--- BEGIN ---
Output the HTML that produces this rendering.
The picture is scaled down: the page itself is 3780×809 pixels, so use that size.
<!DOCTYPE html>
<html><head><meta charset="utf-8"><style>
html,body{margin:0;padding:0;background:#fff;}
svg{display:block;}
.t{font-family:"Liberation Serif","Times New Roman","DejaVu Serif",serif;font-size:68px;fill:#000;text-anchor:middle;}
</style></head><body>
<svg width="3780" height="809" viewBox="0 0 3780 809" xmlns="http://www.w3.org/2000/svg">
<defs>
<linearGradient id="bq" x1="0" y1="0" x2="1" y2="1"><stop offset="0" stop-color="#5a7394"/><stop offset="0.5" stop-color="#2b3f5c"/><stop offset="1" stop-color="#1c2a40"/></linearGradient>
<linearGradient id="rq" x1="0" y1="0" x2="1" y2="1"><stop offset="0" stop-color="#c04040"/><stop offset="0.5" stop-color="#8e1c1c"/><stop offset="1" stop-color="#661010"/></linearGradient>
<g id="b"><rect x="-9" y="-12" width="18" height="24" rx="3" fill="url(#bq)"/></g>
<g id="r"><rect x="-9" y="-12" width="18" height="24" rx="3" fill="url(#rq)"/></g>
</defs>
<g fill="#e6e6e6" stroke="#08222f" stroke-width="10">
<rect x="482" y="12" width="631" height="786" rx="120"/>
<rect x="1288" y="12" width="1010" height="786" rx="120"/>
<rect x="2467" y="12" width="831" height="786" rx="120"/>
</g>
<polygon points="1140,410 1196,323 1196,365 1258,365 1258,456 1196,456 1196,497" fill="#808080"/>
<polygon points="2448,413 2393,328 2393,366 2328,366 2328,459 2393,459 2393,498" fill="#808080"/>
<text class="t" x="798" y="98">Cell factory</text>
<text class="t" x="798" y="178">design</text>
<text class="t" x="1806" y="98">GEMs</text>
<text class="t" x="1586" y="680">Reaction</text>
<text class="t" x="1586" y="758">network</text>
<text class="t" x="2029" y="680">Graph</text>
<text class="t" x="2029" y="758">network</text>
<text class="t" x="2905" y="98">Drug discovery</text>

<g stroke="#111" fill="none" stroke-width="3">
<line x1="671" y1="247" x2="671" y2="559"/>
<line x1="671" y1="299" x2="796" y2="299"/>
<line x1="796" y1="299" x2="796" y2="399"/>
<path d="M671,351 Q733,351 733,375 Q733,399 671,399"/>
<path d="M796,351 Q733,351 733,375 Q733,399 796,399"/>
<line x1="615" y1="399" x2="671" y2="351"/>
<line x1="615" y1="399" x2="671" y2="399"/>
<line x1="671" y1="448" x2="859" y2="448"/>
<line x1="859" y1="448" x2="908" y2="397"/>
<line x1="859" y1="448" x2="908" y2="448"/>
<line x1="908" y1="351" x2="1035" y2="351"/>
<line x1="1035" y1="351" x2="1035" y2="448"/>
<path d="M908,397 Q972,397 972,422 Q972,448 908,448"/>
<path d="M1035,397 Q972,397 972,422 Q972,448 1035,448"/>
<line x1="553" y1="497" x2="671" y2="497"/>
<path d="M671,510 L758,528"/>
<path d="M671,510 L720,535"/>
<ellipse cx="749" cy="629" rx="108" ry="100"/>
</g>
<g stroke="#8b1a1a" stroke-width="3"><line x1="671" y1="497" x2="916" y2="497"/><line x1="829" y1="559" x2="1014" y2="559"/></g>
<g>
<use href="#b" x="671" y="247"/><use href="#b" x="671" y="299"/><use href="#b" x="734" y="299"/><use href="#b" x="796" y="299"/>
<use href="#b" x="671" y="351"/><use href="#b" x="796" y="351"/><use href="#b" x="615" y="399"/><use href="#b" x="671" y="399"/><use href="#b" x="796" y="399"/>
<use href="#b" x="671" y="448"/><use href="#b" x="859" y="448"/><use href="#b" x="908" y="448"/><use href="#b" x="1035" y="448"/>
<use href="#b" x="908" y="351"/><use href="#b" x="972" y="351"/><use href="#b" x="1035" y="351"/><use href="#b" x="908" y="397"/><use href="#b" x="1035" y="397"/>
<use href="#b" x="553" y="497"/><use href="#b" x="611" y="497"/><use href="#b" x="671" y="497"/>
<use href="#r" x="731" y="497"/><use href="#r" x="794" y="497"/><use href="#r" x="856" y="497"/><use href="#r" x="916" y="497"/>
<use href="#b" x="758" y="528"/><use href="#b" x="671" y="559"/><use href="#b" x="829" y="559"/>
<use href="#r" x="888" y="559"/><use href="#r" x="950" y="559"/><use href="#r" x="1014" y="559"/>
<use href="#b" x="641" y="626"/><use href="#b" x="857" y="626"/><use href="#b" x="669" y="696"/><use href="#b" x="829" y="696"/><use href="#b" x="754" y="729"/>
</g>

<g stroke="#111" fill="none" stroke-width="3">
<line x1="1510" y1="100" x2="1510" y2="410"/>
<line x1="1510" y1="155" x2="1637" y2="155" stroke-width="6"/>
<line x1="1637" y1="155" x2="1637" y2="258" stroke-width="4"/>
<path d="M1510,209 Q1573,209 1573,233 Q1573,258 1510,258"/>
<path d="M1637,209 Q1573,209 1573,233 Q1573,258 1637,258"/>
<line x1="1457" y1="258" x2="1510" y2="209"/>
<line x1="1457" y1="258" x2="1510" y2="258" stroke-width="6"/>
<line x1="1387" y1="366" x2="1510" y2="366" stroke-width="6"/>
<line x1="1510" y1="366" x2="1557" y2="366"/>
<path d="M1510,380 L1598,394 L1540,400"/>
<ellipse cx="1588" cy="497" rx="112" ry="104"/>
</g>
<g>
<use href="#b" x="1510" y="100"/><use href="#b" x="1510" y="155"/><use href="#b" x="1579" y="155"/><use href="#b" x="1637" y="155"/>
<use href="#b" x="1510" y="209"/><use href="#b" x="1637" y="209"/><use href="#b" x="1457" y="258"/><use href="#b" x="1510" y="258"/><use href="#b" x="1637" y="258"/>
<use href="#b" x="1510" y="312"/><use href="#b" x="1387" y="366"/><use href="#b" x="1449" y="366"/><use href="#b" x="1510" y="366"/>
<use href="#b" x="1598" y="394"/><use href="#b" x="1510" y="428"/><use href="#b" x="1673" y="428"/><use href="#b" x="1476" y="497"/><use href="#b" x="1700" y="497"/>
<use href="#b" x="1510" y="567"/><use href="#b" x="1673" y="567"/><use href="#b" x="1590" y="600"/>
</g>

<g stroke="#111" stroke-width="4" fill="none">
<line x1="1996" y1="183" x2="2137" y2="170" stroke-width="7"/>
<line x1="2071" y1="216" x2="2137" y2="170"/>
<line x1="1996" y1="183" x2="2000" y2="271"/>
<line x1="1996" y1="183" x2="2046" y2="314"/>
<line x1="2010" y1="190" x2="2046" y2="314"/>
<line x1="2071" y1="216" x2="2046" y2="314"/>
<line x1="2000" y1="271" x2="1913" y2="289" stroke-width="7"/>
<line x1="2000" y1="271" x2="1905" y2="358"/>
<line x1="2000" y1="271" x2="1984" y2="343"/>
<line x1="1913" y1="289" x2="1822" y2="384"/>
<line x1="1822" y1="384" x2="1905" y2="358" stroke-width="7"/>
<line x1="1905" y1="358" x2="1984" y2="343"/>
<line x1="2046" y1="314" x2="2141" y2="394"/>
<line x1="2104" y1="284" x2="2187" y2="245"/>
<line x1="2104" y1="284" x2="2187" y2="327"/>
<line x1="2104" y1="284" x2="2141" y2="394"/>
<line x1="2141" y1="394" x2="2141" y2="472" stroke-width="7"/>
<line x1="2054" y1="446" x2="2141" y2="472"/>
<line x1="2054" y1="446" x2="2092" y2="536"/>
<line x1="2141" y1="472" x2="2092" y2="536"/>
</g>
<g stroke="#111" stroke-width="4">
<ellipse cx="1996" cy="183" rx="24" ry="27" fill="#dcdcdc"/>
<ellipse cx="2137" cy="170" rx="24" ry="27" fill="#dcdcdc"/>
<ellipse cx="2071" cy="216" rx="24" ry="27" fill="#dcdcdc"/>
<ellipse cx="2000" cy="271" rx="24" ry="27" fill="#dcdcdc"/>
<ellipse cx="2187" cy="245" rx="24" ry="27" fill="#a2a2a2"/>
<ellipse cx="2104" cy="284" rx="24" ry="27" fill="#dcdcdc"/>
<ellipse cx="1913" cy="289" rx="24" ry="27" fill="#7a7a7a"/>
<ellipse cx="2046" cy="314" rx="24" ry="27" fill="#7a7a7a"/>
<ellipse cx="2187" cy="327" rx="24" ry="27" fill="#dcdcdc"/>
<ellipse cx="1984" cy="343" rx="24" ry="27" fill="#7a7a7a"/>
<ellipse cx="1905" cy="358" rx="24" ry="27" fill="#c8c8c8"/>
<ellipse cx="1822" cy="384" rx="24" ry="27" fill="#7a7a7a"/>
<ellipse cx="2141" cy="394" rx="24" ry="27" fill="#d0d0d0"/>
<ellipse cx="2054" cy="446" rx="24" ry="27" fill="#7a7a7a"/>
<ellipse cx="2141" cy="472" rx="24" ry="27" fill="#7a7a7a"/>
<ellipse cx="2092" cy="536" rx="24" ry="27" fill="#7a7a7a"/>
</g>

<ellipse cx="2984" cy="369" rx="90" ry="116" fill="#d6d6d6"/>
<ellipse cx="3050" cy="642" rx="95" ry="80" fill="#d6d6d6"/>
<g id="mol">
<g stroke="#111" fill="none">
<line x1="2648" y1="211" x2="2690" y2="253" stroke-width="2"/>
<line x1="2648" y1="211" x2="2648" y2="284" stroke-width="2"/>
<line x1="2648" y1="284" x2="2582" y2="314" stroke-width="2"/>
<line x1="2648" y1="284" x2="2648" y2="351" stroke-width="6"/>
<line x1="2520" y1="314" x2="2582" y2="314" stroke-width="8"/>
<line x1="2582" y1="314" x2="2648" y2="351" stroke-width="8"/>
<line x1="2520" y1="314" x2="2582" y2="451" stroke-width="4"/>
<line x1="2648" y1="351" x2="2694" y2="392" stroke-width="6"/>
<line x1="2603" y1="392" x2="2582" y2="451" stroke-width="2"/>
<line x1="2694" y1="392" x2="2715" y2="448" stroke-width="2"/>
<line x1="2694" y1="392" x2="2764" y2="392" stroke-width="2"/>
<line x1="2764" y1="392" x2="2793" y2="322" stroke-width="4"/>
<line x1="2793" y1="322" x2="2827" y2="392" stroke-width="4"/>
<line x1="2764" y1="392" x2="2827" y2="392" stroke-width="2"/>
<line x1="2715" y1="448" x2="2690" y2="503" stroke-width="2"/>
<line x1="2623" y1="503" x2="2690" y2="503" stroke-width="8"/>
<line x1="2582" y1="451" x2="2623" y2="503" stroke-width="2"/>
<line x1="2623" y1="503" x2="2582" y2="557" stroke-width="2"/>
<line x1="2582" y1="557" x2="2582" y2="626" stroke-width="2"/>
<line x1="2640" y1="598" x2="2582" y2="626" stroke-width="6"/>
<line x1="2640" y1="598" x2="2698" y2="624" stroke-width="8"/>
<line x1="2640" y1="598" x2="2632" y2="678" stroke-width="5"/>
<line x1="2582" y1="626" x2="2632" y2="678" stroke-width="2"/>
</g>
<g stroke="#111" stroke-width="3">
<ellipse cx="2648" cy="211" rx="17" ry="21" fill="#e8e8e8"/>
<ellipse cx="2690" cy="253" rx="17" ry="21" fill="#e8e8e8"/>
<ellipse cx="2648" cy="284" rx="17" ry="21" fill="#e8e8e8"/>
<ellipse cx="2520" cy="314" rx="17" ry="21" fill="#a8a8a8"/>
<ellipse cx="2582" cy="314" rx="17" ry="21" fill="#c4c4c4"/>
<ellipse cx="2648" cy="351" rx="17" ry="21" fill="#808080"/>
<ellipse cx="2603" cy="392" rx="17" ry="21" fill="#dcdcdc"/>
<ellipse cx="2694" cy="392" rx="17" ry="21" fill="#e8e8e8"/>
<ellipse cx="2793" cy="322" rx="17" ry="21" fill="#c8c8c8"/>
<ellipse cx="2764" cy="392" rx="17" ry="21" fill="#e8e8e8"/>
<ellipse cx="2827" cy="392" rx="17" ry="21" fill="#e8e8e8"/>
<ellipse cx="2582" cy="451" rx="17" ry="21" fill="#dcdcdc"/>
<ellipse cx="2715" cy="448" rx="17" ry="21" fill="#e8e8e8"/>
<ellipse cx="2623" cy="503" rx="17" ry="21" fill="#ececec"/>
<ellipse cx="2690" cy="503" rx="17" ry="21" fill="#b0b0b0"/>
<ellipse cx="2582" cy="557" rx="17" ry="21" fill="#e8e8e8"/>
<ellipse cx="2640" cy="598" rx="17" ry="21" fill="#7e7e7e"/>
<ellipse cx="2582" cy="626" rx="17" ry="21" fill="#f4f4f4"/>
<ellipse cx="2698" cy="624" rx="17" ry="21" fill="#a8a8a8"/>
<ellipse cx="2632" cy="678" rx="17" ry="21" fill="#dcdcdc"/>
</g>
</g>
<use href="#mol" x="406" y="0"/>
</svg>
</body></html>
--- END ---
> _What is asked_
Locate each line containing the string "that" and show it.

> _Written solution_
Output the HTML that produces this rendering.
The picture is scaled down: the page itself is 3780×809 pixels, so use that size.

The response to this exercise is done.